Laurina Paperina

Exposition à la Galerie Magda Danysz du 16 fevrier au 29 mars 2008

L'art relève parfois de l'exorcisme. Poussé par un sentiment de satiété virant à la nausée, il devient alors pour l'esprit un puissant vomitif. S'emparant des images qui nous colonisent, Laurina Paperina en détourne la puissance pour en faire jaillir la bêtise.

Pour être efficace, l'art doit être primitif. Ne pas se perdre dans des questions de formes quand l'urgence de la situation l'exige. Voilà peut-être pourquoi les peintures de Laurina Paperina sont si naïves. Leur ambition n'est pas d'être esthétique. Car dès qu'elles ne suscitent plus le rire, elles passent à côté de leur mission : être pour notre génération un curatif.

Or, qu'y a-t-il de plus morbide que l'amour que nous portons à nos idoles ? Notre incapacité à sentir que cet amour nous assassine. Que ce soit pour les catholiques avec Ratzinger, ou bien pour les artistes avec Andy Warhol, le résultat est toujours le même : chaque sous-culture nous pousse à suivre ces meneurs et à renoncer progressivement à faire usage de notre sens critique. Alors sachons pour une fois faire preuve de scepticisme et posons avec Laurina à nos idoles quelques questions.

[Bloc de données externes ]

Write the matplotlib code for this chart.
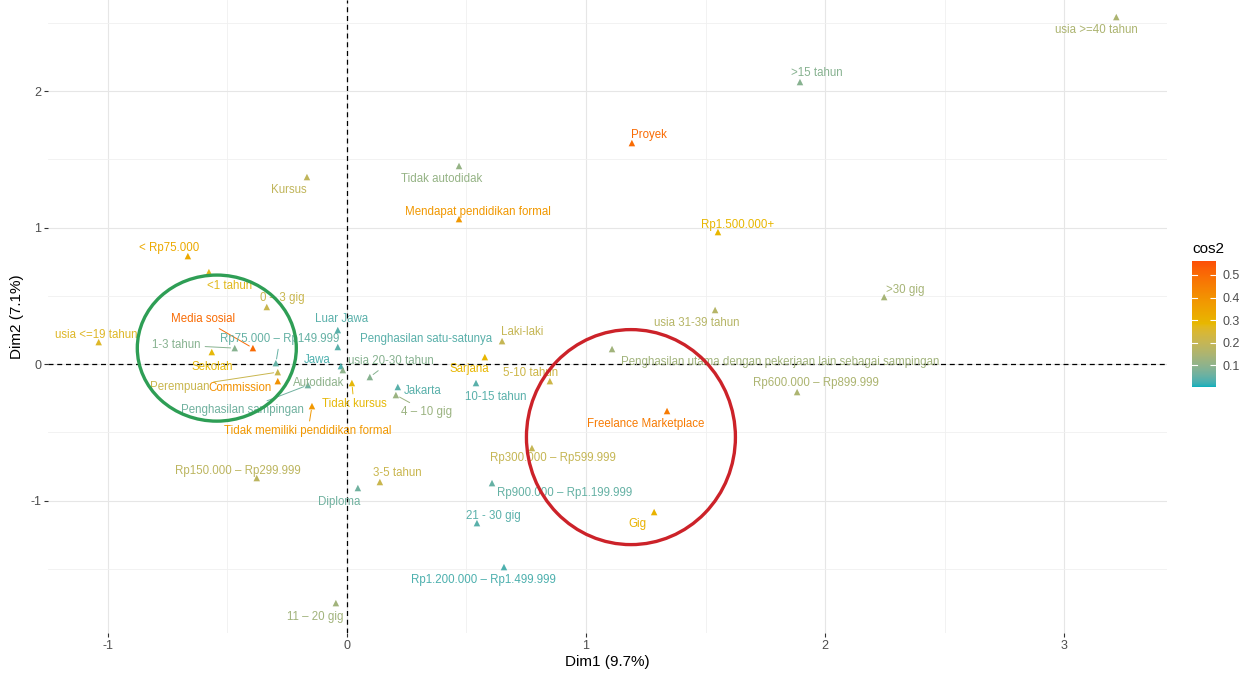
import matplotlib
matplotlib.use("Agg")
import matplotlib.pyplot as plt
from matplotlib.colors import ListedColormap, Normalize, to_rgb
from matplotlib.patches import Ellipse
import numpy as np

plt.rcParams["font.family"] = ["Liberation Sans", "DejaVu Sans"]
plt.rcParams["axes.unicode_minus"] = False

# Category coordinates on the first two MCA dimensions and their cos2
categories = [
    "usia >=40 tahun", ">15 tahun", "Proyek", "Tidak autodidak", "Kursus",
    "Mendapat pendidikan formal", "Rp1.500.000+", "< Rp75.000", "<1 tahun", "0 \u2013 3 gig",
    ">30 gig", "usia 31-39 tahun", "Luar Jawa", "Laki-laki", "usia <=19 tahun",
    "Media sosial", "1-3 tahun", "Sekolah", "Rp75.000 \u2013 Rp149.999", "Perempuan",
    "Commission", "Penghasilan sampingan", "Tidak memiliki pendidikan formal",
    "Penghasilan satu-satunya", "Jawa", "Autodidak", "Tidak kursus", "usia 20-30 tahun",
    "Jakarta", "4 \u2013 10 gig", "Sarjana", "10-15 tahun", "5-10 tahun",
    "Penghasilan utama dengan pekerjaan lain sebagai sampingan",
    "Rp600.000 \u2013 Rp899.999", "Freelance Marketplace", "Rp300.000 \u2013 Rp599.999",
    "Rp900.000 \u2013 Rp1.199.999", "21 - 30 gig", "Gig", "Rp1.200.000 \u2013 Rp1.499.999",
    "Rp150.000 \u2013 Rp299.999", "3-5 tahun", "Diploma", "11 \u2013 20 gig",
]
dim1 = [
    3.218, 1.895, 1.192, 0.469, -0.167,
    0.469, 1.552, -0.665, -0.577, -0.335,
    2.247, 1.540, -0.038, 0.649, -1.038,
    -0.393, -0.469, -0.565, -0.297, -0.289,
    -0.289, -0.163, -0.146,
    -0.038, -0.025, -0.017, 0.021, 0.096,
    0.213, 0.205, 0.577, 0.540, 0.849,
    1.109,
    1.883, 1.339, 0.774,
    0.607, 0.544, 1.285, 0.657,
    -0.377, 0.138, 0.046, -0.046,
]
dim2 = [
    2.542, 2.066, 1.619, 1.451, 1.370,
    1.062, 0.967, 0.791, 0.674, 0.418,
    0.491, 0.396, 0.249, 0.168, 0.161,
    0.117, 0.117, 0.088, 0.007, -0.059,
    -0.125, -0.154, -0.308,
    0.125, -0.015, -0.044, -0.139, -0.095,
    -0.168, -0.227, 0.051, -0.139, -0.125,
    0.110,
    -0.205, -0.344, -0.615,
    -0.872, -1.165, -1.084, -1.487,
    -0.835, -0.864, -0.908, -1.751,
]
cos2 = [
    0.15, 0.09, 0.50, 0.11, 0.19,
    0.38, 0.29, 0.33, 0.27, 0.21,
    0.14, 0.17, 0.04, 0.20, 0.26,
    0.50, 0.09, 0.28, 0.05, 0.21,
    0.40, 0.06, 0.38,
    0.04, 0.03, 0.10, 0.28, 0.09,
    0.04, 0.12, 0.29, 0.04, 0.22,
    0.13,
    0.15, 0.46, 0.20,
    0.05, 0.04, 0.30, 0.03,
    0.18, 0.21, 0.06, 0.13,
]

# Label placement (offset of label centre from its point, in pixels; +y = down)
# and whether a leader segment connects the label to its point
label_offsets = {
    "usia >=40 tahun": (-20, 13), ">15 tahun": (17, -9), "Proyek": (17, -8),
    "Tidak autodidak": (-17, 13), "Kursus": (-18, 13),
    "Mendapat pendidikan formal": (19, -7), "Rp1.500.000+": (20, -7),
    "< Rp75.000": (-19, -8), "<1 tahun": (21, 14), "0 \u2013 3 gig": (16, -9),
    ">30 gig": (21, -7), "usia 31-39 tahun": (-18, 13), "Luar Jawa": (4, -11),
    "Laki-laki": (20, -9), "usia <=19 tahun": (-2, -7),
    "Media sosial": (-50, -29), "1-3 tahun": (-58, -3), "Sekolah": (0, 15),
    "Rp75.000 \u2013 Rp149.999": (4, -24), "Perempuan": (-98, 15),
    "Commission": (-38, 7), "Penghasilan sampingan": (-65, 25),
    "Tidak memiliki pendidikan formal": (-4, 25),
    "Penghasilan satu-satunya": (88, -8), "Jawa": (-24, -6), "Autodidak": (-24, 13),
    "Tidak kursus": (2, 21), "usia 20-30 tahun": (21, -16), "Jakarta": (25, 4),
    "4 \u2013 10 gig": (31, 17), "Sarjana": (-16, 12), "10-15 tahun": (20, 14),
    "5-10 tahun": (-19, -8),
    "Penghasilan utama dengan pekerjaan lain sebagai sampingan": (168, 13),
    "Rp600.000 \u2013 Rp899.999": (19, -9), "Freelance Marketplace": (-21, 13),
    "Rp300.000 \u2013 Rp599.999": (21, 10), "Rp900.000 \u2013 Rp1.199.999": (73, 10),
    "21 - 30 gig": (16, -7), "Gig": (-17, 12), "Rp1.200.000 \u2013 Rp1.499.999": (-21, 13),
    "Rp150.000 \u2013 Rp299.999": (-19, -7), "3-5 tahun": (17, -9), "Diploma": (-19, 14),
    "11 \u2013 20 gig": (-21, 14),
}
with_segment = {
    "Media sosial", "1-3 tahun", "Rp75.000 \u2013 Rp149.999", "Perempuan",
    "Penghasilan sampingan", "Tidak memiliki pendidikan formal", "Tidak kursus",
    "usia 20-30 tahun", "4 \u2013 10 gig",
}


# Colour ramp interpolated in CIELAB space
_M = np.array([[0.4124564, 0.3575761, 0.1804375],
               [0.2126729, 0.7151522, 0.0721750],
               [0.0193339, 0.1191920, 0.9503041]])
_WHITE = np.array([0.95047, 1.0, 1.08883])


def _to_lab(rgb):
    c = np.asarray(rgb, float)
    lin = np.where(c <= 0.04045, c / 12.92, ((c + 0.055) / 1.055) ** 2.4)
    xyz = _M @ lin / _WHITE
    f = np.where(xyz > 216 / 24389, np.cbrt(xyz), (24389 / 27 * xyz + 16) / 116)
    return np.array([116 * f[1] - 16, 500 * (f[0] - f[1]), 200 * (f[1] - f[2])])


def _from_lab(lab):
    L, a, b = lab
    fy = (L + 16) / 116
    fx = fy + a / 500
    fz = fy - b / 200
    f = np.array([fx, fy, fz])
    xyz = np.where(f ** 3 > 216 / 24389, f ** 3, (116 * f - 16) / (24389 / 27)) * _WHITE
    lin = np.linalg.solve(_M, xyz)
    lin = np.clip(lin, 0, 1)
    c = np.where(lin <= 0.0031308, 12.92 * lin, 1.055 * lin ** (1 / 2.4) - 0.055)
    return np.clip(c, 0, 1)


def lab_ramp(hex_colors, n=256):
    labs = [_to_lab(to_rgb(h)) for h in hex_colors]
    pos = np.linspace(0, 1, len(labs))
    out = []
    for t in np.linspace(0, 1, n):
        i = min(np.searchsorted(pos, t, side="right") - 1, len(labs) - 2)
        u = (t - pos[i]) / (pos[i + 1] - pos[i])
        out.append(_from_lab((1 - u) * labs[i] + u * labs[i + 1]))
    return ListedColormap(out)


cmap = lab_ramp(["#00AFBB", "#E7B800", "#FC4E07"])
norm = Normalize(vmin=0.003, vmax=0.562)

W, H, DPI = 1257, 675, 100
fig = plt.figure(figsize=(W / DPI, H / DPI), dpi=DPI)
ax = fig.add_axes([48 / W, (H - 633) / H, (1167 - 48) / W, 633 / H])

ax.set_facecolor("white")
for s in ax.spines.values():
    s.set_visible(False)

ax.set_xticks([-1, 0, 1, 2, 3])
ax.set_yticks([-1, 0, 1, 2])
ax.set_xticks(np.arange(-1.5, 3.6, 0.5), minor=True)
ax.set_yticks(np.arange(-1.5, 2.6, 0.5), minor=True)
ax.set_xlim(-1.25, 3.43)
ax.set_ylim(-1.97, 2.667)
ax.grid(which="major", color="#E6E6E6", lw=0.8)
ax.grid(which="minor", color="#F0F0F0", lw=0.6)
ax.set_axisbelow(True)
ax.tick_params(which="major", length=3, width=0.8, color="#333333",
               labelcolor="#4D4D4D", labelsize=9, pad=2)
ax.tick_params(which="minor", length=0)
ax.set_xlabel("Dim1 (9.7%)", fontsize=11, color="black", labelpad=2)
ax.set_ylabel("Dim2 (7.1%)", fontsize=11, color="black", labelpad=4)

ax.axhline(0, color="black", lw=0.9, ls=(0, (4, 3)), zorder=1.5)
ax.axvline(0, color="black", lw=0.9, ls=(0, (4, 3)), zorder=1.5)

colors = cmap(norm(np.array(cos2)))
ax.scatter(dim1, dim2, c=cos2, cmap=cmap, norm=norm, marker="^", s=22,
           linewidths=0, zorder=3)

px = 0.72  # pixels -> points at 100 dpi
for name, x, y, col in zip(categories, dim1, dim2, colors):
    dx, dy = label_offsets[name]
    arrow = None
    if name in with_segment:
        arrow = dict(arrowstyle="-", color=col, lw=0.7, shrinkA=1, shrinkB=3)
    ax.annotate(name, (x, y), xytext=(dx * px, -dy * px), textcoords="offset points",
                ha="center", va="center", fontsize=8.3, color=col, zorder=4,
                arrowprops=arrow)

# Highlighted groups
ax.add_patch(Ellipse((-0.544, 0.117), 0.665, 1.07, fill=False,
                     edgecolor="#2E9E55", lw=2.4, zorder=5))
ax.add_patch(Ellipse((1.188, -0.535), 0.874, 1.575, fill=False,
                     edgecolor="#CC2229", lw=2.4, zorder=5))

# Colour bar
cax = fig.add_axes([1192 / W, (H - 387) / H, 24 / W, 126 / H])
cb = fig.colorbar(plt.cm.ScalarMappable(norm=norm, cmap=cmap), cax=cax)
cb.outline.set_visible(False)
cb.set_ticks([0.1, 0.2, 0.3, 0.4, 0.5])
cb.set_ticklabels(["0.1", "0.2", "0.3", "0.4", "0.5"])
cax.tick_params(length=4, width=0.8, color="white", direction="in",
                labelsize=9, labelcolor="#4D4D4D", pad=5)
for t in [0.1, 0.2, 0.3, 0.4, 0.5]:
    cax.plot([0, 0.22], [t, t], color="white", lw=0.8, transform=cax.get_yaxis_transform())
cax.set_title("cos2", fontsize=11, color="black", loc="left", pad=6)

fig.savefig("out.png", dpi=DPI)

Où est le christianisme pour celui qui se contente d'admirer les contingences de son institution ? Où est l'art pour celui qui pense avec Warhol que ce sont les médias qui font l'artiste ? Dans les deux cas, au même endroit : dans la docilité et la soumission; dans la confortable illusion de croire que d'autres peuvent agir et penser à notre place.

Alors gloire à Laurina Paperina qui exige de nous que nous ne l'admirions pas. Que nous ne soyons pas ses disciples mais comme elle de libres penseurs. Dans chacune de ses oeuvres se répète le même leitmotiv, la même ironie méchante qui poussait déjà Nietzsche à écrire ces lignes : « Il y a dans le monde plus d'idoles que de réalités: c'est ce que m'apprend le « mauvais oeil » que je jette sur le monde et aussi la « méchante oreille » que je lui prête... Là aussi questionner à coups de marteau, et, qui sait, percevoir pour toute réponse ce fameux « son creux » qui indique des entrailles pleines de vent - (...) » (F. Nietzsche, Le crépuscule des idoles, Avant-Propos)

Andy Wharol - Laurina Paperina

Mais n'oublions pas non plus que la tâche la plus haute de l'art n'est pas d'être ironique. L'ironie n'est pour l'artiste, au mieux, «qu'un délassement, qu'une tâche solaire au milieu d'un loisir studieux. » (idem). Ainsi, par-delà le rire se dresse la tâche authentique et paradoxale de l'art : faire de la finitude de l'homme le point de départ d'une incarnation dialectique de l'infini dans le fini.

Frédéric-Charles Baitinger

Artiste

Laurina Paperina est née à Rovereto en Italie, en 1980. Elle vit et travaille à Mori, en Italie.